Impastato, casolare diventerà luogo della memoria L’impegno del Governo, Renzi: «Faremo esproprio»

Rendere luogo della memoria il casolare dove fu barbaramente assassinato dalla mafia Peppino Impastato 38 anni fa, anche a costo di espropriare l’immobile. A pronunciare oggi pomeriggio questa promessa è stato il presidente del Consiglio Matteo Renzi, durante la tappa conclusiva nell’Isola nel suo tour di due giorni per promuovere le ragioni del del referendum costituzionale. Dal piccolo palco allestito in una gremitissima e afosa sala del Florio Park Hotel – che, forse non a caso, si affaccia sulla via intitolata al giovane cronista eliminato il 9 maggio 1978 per volere del boss Badalamenti per essersi ribellato a Cosa Nostra – il premier ha fatto propria la richiesta rilanciata pochi minuti prima dal vicepresidente dell’Ars Giuseppe Lupo riprendendo, a sua volta, un desiderio espresso da tempo dal sindaco del piccolo comune alla porte di Palermo, Gianni Palazzolo, presente oggi all’incontro.

Un progetto da anni accarezzato dalla famiglia Impastato, ma che si è sempre arenato per colpa di alcuni impedimenti burocratici e che ormai si trascina da parecchi anni senza vedere mai luce. Il casolare, nonostante un progetto di recupero della Regione, nel frattempo è stato abbandonato al degrado e più volte Giovanni Impastato, fratello di Peppino, ha posto l’accento su questo denunciando lo stato di degrado della struttura.
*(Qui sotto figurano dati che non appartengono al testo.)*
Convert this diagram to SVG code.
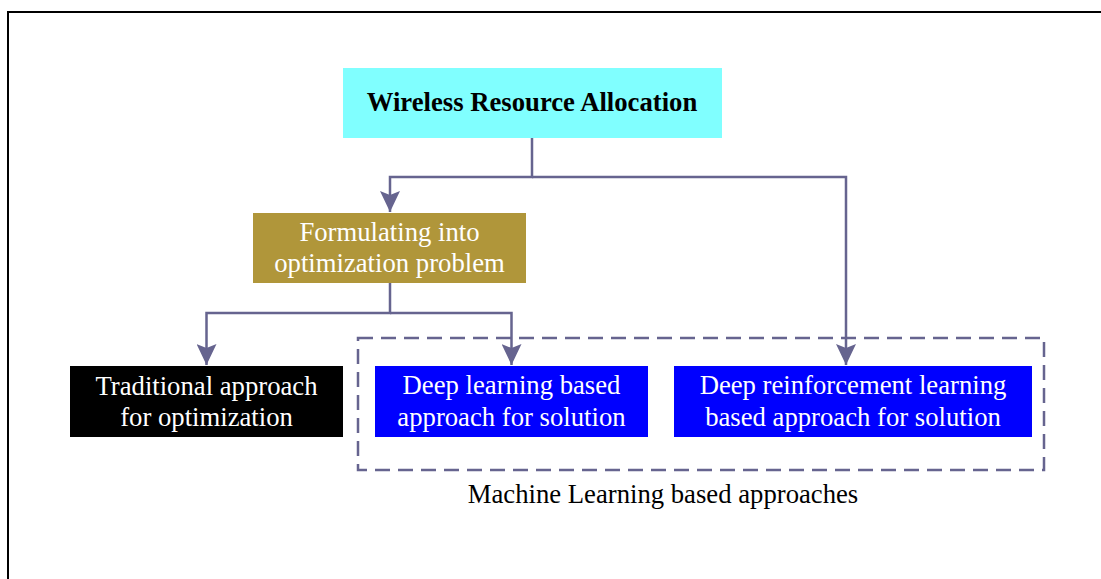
<svg xmlns="http://www.w3.org/2000/svg" width="1101" height="579" viewBox="0 0 1101 579">
<style>
.t{font-family:"Liberation Serif","Times New Roman",serif;font-size:26.7px;text-anchor:middle}
.w{fill:#ffffff}
.k{fill:#000000}
.b{font-weight:bold}
.c{fill:none;stroke:#66648f;stroke-width:2.5}
</style>
<defs>
<marker id="ah" markerUnits="userSpaceOnUse" markerWidth="22" markerHeight="20" viewBox="0 0 22 20" refX="21" refY="10" orient="auto">
<path d="M0,0 L21,10 L0,20 L4,10 z" fill="#66648f"/>
</marker>
</defs>
<rect x="0" y="0" width="1101" height="579" fill="#ffffff"/>
<rect x="8" y="12" width="1200" height="700" fill="none" stroke="#000" stroke-width="2"/>
<g id="connectors">
<path class="c" d="M532,138 V177 H390 V212" marker-end="url(#ah)"/>
<path class="c" d="M532,177 H846 V365" marker-end="url(#ah)"/>
<path class="c" d="M390,283 V313 H206.5 V365" marker-end="url(#ah)"/>
<path class="c" d="M390,313 H511.5 V365" marker-end="url(#ah)"/>
</g>
<g id="ml-group">
<rect x="358" y="338" width="686" height="132" fill="none" stroke="#66648f" stroke-width="2.5" stroke-dasharray="15,8"/>
<text class="t k" x="663" y="503">Machine Learning based approaches</text>
</g>
<g id="wra">
<rect x="343" y="68" width="379" height="70" fill="#80ffff"/>
<text class="t k b" x="532" y="111">Wireless Resource Allocation</text>
</g>
<g id="formulating">
<rect x="253" y="213" width="273" height="70" fill="#b0963a"/>
<text class="t w" x="389.5" y="240.5">Formulating into</text>
<text class="t w" x="389.5" y="271.5">optimization problem</text>
</g>
<g id="traditional">
<rect x="70" y="366" width="273" height="71" fill="#000000"/>
<text class="t w" x="206.5" y="395">Traditional approach</text>
<text class="t w" x="206.5" y="426">for optimization</text>
</g>
<g id="dl">
<rect x="375" y="366" width="273" height="71" fill="#0000ff"/>
<text class="t w" x="511.5" y="394">Deep learning based</text>
<text class="t w" x="511.5" y="425.5">approach for solution</text>
</g>
<g id="drl">
<rect x="674" y="366" width="358" height="71" fill="#0000ff"/>
<text class="t w" x="853" y="394">Deep reinforcement learning</text>
<text class="t w" x="853" y="425.5">based approach for solution</text>
</g>
</svg>
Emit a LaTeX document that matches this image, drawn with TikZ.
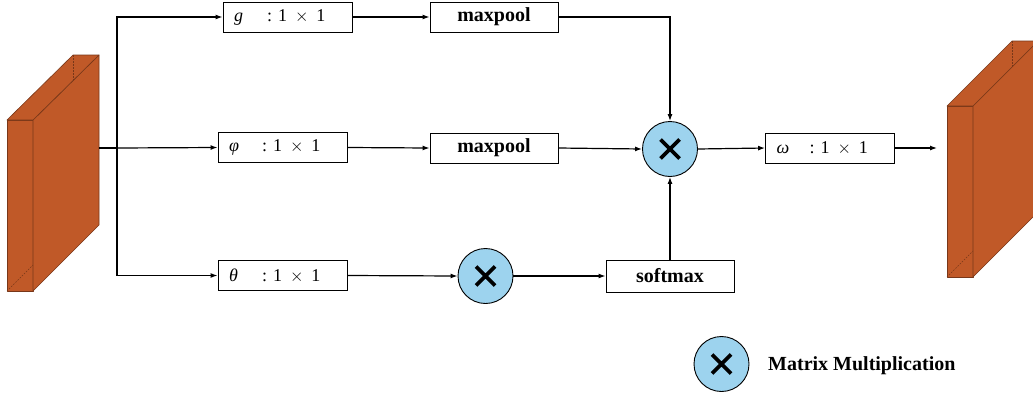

Ma oggi, finalmente, potrebbe arrivare una svolta grazie al pieno appoggio assicurato dal Governo.

«È un piacere essere di nuovo a Cinisi – ha esordito Renzi prendendo la parola -. Sono stato qui quattro anni fa e, in quella occasione, visitai la casa di Peppino Impastato. Vorrei dire, con molta franchezza, che ciò che Lupo ha appena detto, sulla necessità di recuperare il casolare dove fu ucciso come luogo della memoria, vede questo governo totalmente d’accordo». Quindi, rivolgendosi al primo cittadino di Cinisi ha aggiunto: «Signor sindaco può contare su di noi per ogni aspetto burocratico: se ci sarà bisogno di fare l’esproprio, si farà. Faremo tutto ciò che sarà necessario per rendere onore a una persona che ha pagato con la vita la bellezza dei suoi ideali, e lo facciamo volentieri perché credo sarà un gesto importante per le nuove generazioni».

Un incontro, quello di oggi, incentrato in realtà sul tema del lavoro e delle realtà imprenditoriali che caratterizzano la Sicilia e, in particolare, Palermo. In sala, accanto a figure di successo come il pasticcere di Castelbuono Nicola Fiasconaro e Ugo Parodi Giusino, il palermitano fondatore di Mosaicoon, era presente anche una delegazione dei lavoratori Almaviva. Saltato, invece, l’incontro con una delegazione di operai dei Fincantieri – previsto in realtà nel primo pomeriggio, ma poi slittato per motivi organizzativi -. A tal proposito, Renzi si è detto «dispiaciuto di non aver avuto il tempo di visitare i Cantieri, ma so che stanno facendo un lavoro straordinario, sono ottimista sul buono lavoro che possiamo fare lì».

Poi, affrontando il tema dei giovani e del lavoro che stenta a decollare al Sud, Renzi si è detto deluso: «Sul lavoro non sono per niente soddisfatto perché al Nord abbiamo realizzato più di 656 mila posti di lavoro grazie al Jobs act, mentre c’è un’Italia del Mezzogiorno che ancora fatica a ingranare la marcia e vedo un sacco di ragazzi andarsene». Quindi ha lanciato un appello alla sala, chiedendo a tutti «di dare una mano al governo su una visione nuova della Sicilia. Penso che l’Italia abbia un grande futuro se la Sicilia prenderà per mano il Mezzogiorno. Per farlo non basto io, non basta un deputato, ma ci vuole che la gente decida di mettersi in cammino». 

Renzi, infine, è tornato così sui motivi di questo nuovo tour in Sicilia, illustrando il nuovo disegno strategico del futuro della Sicilia. «Se il Mezzogiorno riparte, l’Italia torna a essere leader in Europa. Ieri, per la prima volta, dopo tanti anni, i dati del trimestre del Pil vedono l’Italia crescere più della Francia e della Germania. Sono soltanto i dati del terzo trimestre, non definitivi, sono un indicatore, come se si fosse accesa una spia che indica che l’Italia ce la può fare. Ma questi dati ancora scontano la mancanza di crescita straordinaria che il Sud può avere. Qualcosa è partito, ma è ancora troppo poco rispetto alle potenzialità che hanno queste regioni».